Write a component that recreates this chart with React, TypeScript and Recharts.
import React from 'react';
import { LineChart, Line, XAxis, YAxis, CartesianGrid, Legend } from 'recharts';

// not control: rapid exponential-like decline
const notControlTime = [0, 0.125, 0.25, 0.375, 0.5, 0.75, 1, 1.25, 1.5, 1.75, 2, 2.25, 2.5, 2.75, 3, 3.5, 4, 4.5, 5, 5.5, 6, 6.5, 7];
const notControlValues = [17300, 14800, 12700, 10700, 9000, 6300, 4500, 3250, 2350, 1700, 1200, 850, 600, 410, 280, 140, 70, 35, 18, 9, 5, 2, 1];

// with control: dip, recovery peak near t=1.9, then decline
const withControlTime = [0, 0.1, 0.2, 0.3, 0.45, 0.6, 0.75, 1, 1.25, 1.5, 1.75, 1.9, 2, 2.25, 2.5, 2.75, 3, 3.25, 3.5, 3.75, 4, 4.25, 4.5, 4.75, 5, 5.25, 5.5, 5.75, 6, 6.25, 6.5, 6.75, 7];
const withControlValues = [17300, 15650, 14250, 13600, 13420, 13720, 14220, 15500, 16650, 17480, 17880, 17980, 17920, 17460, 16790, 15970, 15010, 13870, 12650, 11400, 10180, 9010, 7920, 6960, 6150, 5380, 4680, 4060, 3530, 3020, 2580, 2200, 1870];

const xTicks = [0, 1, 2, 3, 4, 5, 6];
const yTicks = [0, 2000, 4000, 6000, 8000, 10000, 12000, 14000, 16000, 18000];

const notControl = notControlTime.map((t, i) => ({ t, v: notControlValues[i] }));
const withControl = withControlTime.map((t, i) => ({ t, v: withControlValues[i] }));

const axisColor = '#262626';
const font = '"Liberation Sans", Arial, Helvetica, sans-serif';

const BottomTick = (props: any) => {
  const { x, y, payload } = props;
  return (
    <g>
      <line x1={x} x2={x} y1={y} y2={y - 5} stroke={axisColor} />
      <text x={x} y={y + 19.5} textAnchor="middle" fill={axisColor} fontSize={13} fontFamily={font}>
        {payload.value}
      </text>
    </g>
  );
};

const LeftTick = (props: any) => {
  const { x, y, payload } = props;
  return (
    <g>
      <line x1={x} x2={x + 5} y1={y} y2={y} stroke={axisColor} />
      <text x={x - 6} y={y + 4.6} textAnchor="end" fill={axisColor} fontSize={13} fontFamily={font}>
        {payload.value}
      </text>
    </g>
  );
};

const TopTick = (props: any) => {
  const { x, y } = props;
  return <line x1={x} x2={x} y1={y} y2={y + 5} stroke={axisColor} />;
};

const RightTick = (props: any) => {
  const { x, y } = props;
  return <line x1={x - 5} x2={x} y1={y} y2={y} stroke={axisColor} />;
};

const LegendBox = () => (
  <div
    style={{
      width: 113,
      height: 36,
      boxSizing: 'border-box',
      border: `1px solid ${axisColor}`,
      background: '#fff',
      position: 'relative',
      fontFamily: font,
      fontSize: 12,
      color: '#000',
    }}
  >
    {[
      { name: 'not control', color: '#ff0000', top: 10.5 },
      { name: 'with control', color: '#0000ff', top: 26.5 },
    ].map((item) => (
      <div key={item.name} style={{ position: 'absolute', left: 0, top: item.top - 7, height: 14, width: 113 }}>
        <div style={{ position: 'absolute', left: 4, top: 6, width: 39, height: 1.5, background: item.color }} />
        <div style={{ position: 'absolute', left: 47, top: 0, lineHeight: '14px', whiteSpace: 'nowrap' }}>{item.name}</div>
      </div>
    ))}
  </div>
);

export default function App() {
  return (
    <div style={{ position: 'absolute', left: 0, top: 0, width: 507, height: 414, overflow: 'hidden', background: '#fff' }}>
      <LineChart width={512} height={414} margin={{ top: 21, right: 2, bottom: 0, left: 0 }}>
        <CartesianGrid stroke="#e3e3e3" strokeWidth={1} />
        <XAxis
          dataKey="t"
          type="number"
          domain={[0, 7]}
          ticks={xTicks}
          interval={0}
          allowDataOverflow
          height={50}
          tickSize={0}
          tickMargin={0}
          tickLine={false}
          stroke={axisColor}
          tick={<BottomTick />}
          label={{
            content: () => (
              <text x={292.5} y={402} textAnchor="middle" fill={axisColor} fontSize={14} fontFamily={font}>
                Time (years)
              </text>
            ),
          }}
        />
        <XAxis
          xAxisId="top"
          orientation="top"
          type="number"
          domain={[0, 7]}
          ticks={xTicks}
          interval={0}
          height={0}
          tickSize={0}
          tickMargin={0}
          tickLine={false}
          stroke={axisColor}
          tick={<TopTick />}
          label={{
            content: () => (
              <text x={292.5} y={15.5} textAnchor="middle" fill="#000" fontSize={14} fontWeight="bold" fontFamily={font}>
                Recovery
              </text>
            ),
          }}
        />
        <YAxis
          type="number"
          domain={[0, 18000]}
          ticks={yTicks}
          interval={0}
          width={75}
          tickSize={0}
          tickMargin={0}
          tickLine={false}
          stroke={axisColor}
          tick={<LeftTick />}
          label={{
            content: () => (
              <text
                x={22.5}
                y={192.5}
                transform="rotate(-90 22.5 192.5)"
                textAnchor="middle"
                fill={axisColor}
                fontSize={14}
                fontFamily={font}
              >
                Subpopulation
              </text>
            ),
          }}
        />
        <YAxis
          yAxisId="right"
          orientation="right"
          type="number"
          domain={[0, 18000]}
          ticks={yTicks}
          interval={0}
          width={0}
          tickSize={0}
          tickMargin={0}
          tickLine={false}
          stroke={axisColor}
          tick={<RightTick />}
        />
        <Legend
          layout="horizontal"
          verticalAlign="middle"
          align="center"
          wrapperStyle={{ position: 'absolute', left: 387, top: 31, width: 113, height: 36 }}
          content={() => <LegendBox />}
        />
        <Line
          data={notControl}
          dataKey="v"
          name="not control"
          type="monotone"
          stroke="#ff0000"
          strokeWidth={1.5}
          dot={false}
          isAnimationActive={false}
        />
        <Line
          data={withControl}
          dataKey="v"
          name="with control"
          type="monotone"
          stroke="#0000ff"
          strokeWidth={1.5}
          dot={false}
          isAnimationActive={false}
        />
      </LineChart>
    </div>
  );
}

• • • •

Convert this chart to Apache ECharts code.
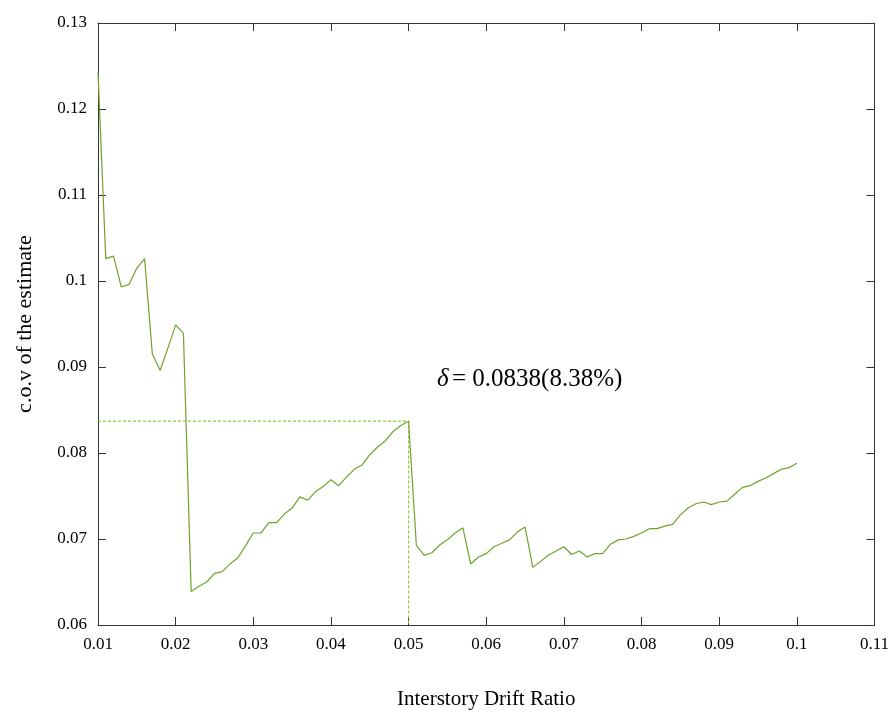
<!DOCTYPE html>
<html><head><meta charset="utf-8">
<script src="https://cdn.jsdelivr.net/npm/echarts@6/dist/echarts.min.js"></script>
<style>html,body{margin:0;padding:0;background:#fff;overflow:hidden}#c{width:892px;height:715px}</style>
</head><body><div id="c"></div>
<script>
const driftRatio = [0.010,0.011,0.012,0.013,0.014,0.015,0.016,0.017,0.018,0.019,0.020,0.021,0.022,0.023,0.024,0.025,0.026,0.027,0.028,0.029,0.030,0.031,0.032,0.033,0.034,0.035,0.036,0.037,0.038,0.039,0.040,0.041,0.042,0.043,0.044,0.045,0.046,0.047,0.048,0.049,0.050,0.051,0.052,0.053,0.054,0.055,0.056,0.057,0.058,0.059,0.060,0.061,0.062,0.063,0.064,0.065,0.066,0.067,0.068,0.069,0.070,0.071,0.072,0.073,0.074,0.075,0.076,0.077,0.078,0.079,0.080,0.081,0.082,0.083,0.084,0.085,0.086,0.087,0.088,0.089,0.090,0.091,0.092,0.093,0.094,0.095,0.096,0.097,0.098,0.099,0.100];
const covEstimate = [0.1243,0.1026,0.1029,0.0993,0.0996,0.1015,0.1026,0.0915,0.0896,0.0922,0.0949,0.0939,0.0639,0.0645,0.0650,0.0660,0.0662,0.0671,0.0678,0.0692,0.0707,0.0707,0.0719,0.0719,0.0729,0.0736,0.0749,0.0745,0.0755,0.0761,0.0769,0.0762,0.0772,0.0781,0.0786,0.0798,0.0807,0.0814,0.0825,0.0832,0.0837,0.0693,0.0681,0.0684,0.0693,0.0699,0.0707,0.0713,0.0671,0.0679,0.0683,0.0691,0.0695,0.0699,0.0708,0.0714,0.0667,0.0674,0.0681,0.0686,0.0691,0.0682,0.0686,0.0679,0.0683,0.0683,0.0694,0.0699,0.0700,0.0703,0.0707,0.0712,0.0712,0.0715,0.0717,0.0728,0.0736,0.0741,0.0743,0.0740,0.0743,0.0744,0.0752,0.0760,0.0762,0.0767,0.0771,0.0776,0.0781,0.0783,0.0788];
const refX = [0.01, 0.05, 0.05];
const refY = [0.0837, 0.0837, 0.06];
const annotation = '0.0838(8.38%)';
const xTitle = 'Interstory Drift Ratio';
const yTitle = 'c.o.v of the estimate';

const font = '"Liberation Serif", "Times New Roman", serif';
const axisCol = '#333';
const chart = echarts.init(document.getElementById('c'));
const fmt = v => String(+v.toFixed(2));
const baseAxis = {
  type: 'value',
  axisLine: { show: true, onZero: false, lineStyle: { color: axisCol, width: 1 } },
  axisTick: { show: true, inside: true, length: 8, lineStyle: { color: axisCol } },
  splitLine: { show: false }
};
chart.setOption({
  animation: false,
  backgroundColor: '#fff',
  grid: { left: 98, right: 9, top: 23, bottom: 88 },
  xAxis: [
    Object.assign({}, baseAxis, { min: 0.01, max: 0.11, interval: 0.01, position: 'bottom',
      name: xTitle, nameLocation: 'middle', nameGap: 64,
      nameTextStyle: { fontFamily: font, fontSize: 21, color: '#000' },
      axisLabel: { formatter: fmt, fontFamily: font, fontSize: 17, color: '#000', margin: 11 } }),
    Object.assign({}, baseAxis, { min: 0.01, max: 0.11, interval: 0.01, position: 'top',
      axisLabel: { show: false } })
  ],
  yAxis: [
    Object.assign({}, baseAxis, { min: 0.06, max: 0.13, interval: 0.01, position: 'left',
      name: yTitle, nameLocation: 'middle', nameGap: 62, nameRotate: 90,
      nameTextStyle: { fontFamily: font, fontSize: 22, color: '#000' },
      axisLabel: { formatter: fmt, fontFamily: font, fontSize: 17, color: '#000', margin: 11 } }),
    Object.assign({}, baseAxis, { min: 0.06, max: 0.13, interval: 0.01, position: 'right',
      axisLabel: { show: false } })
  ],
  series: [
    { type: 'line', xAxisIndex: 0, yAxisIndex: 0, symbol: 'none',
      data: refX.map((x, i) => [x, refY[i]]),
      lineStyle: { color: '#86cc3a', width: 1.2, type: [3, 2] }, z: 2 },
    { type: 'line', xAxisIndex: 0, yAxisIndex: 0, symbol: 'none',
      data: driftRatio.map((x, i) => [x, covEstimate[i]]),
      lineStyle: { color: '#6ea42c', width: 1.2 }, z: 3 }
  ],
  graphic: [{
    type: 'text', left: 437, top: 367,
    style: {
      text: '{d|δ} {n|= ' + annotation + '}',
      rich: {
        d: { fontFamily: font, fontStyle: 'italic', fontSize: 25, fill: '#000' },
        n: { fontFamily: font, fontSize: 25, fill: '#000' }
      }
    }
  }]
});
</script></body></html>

• • • •

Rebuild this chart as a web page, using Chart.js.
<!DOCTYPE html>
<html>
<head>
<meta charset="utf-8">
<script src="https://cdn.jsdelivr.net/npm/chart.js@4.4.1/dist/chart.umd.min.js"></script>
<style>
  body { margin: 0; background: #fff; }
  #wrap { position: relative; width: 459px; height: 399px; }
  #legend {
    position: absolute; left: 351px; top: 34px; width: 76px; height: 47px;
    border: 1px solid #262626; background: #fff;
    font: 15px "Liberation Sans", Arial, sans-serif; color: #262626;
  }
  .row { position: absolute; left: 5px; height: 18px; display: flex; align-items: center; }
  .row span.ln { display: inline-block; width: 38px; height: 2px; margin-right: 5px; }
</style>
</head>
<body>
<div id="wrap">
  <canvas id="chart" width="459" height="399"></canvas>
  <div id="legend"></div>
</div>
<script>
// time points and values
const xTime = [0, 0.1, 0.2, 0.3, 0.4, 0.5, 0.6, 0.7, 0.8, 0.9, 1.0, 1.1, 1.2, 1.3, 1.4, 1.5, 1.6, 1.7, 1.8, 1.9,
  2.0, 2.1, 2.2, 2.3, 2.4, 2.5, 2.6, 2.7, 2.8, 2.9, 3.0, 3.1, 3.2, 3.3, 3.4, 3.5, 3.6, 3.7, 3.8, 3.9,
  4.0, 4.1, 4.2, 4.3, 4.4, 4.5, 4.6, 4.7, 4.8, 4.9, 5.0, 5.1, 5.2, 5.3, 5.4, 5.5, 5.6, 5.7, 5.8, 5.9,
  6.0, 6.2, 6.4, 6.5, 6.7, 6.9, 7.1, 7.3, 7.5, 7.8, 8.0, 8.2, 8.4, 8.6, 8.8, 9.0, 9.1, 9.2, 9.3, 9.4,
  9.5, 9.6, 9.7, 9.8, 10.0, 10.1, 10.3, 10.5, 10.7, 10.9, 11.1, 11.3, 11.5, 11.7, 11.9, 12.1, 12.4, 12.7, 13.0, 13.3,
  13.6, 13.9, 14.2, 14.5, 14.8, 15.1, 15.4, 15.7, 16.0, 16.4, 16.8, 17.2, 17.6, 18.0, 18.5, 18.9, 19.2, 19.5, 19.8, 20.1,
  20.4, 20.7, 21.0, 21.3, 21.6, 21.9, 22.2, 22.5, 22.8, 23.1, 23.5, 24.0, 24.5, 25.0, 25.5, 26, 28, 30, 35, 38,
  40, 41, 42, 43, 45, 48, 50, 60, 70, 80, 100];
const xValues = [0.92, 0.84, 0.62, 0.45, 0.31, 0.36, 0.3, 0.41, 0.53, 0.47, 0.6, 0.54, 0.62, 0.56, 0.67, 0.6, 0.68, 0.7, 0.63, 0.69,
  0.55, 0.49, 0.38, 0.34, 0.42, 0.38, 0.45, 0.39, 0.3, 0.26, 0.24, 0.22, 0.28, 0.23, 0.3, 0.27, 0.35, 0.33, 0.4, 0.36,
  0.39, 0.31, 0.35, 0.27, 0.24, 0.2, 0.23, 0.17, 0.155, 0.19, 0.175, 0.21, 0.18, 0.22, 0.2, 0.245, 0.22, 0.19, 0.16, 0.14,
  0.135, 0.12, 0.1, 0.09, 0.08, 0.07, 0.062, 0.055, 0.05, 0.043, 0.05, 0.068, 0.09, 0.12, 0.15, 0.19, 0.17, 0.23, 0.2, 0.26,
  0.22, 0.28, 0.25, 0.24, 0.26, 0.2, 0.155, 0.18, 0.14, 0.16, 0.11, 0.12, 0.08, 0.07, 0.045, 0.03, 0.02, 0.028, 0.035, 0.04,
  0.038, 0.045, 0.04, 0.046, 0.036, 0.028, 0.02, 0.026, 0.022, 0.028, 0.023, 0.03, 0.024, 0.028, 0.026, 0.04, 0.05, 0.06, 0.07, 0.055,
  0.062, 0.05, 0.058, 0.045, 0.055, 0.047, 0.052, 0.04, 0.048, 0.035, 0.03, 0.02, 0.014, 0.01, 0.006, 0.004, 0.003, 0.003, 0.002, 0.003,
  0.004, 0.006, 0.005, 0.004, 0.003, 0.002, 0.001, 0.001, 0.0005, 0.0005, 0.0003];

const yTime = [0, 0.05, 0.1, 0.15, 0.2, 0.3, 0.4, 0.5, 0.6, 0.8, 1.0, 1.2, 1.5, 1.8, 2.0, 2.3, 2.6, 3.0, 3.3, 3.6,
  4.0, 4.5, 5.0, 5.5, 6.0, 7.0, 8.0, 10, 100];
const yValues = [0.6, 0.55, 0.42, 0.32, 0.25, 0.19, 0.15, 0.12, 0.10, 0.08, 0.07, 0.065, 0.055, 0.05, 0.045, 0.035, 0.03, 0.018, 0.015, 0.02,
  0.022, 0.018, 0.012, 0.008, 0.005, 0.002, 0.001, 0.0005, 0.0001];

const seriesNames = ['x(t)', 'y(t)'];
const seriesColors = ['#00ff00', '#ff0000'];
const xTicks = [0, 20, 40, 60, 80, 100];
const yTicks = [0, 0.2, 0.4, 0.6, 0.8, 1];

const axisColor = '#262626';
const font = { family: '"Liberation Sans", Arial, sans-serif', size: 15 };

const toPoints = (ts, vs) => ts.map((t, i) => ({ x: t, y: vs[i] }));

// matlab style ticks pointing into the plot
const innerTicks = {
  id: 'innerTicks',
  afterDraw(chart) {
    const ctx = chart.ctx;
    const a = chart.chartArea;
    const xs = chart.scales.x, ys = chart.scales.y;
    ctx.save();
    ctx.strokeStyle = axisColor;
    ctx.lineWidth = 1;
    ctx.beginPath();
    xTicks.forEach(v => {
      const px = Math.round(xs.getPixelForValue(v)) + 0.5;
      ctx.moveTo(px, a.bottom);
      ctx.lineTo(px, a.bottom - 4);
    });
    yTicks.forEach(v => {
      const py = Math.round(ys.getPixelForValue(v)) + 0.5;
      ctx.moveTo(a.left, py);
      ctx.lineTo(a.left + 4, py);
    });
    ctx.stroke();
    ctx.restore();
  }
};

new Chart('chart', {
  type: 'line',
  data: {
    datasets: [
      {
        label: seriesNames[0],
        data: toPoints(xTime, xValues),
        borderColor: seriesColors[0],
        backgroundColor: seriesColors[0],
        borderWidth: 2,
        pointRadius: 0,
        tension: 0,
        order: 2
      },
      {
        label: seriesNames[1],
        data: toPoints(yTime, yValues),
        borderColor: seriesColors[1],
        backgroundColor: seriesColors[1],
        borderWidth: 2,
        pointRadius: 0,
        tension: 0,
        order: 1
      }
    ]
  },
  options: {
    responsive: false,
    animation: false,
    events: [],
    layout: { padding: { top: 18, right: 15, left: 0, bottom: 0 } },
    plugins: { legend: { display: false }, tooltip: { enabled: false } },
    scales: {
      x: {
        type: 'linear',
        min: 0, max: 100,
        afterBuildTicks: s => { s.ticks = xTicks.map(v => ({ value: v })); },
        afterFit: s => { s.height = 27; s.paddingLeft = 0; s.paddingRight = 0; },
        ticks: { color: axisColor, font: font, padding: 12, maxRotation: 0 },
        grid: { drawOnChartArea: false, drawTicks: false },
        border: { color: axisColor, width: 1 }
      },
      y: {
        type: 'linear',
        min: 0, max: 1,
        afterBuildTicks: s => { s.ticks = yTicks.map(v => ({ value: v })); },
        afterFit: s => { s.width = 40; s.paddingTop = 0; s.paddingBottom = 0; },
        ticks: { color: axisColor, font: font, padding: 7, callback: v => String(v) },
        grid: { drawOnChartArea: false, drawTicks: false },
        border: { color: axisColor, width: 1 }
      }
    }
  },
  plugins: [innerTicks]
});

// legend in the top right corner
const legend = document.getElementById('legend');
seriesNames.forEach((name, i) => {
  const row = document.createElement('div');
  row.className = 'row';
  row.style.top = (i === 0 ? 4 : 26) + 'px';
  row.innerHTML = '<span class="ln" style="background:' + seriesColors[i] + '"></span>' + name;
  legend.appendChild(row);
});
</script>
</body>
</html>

• • • •

Work to be completed: Print only the run of lines that begins with the line containing "Write a component" and ends with the line containing "18, 9, 5, 2, 1];", both included, exactly as they read.

Correct answer:
Write a component that recreates this chart with React, TypeScript and Recharts.
import React from 'react';
import { LineChart, Line, XAxis, YAxis, CartesianGrid, Legend } from 'recharts';

// not control: rapid exponential-like decline
const notControlTime = [0, 0.125, 0.25, 0.375, 0.5, 0.75, 1, 1.25, 1.5, 1.75, 2, 2.25, 2.5, 2.75, 3, 3.5, 4, 4.5, 5, 5.5, 6, 6.5, 7];
const notControlValues = [17300, 14800, 12700, 10700, 9000, 6300, 4500, 3250, 2350, 1700, 1200, 850, 600, 410, 280, 140, 70, 35, 18, 9, 5, 2, 1];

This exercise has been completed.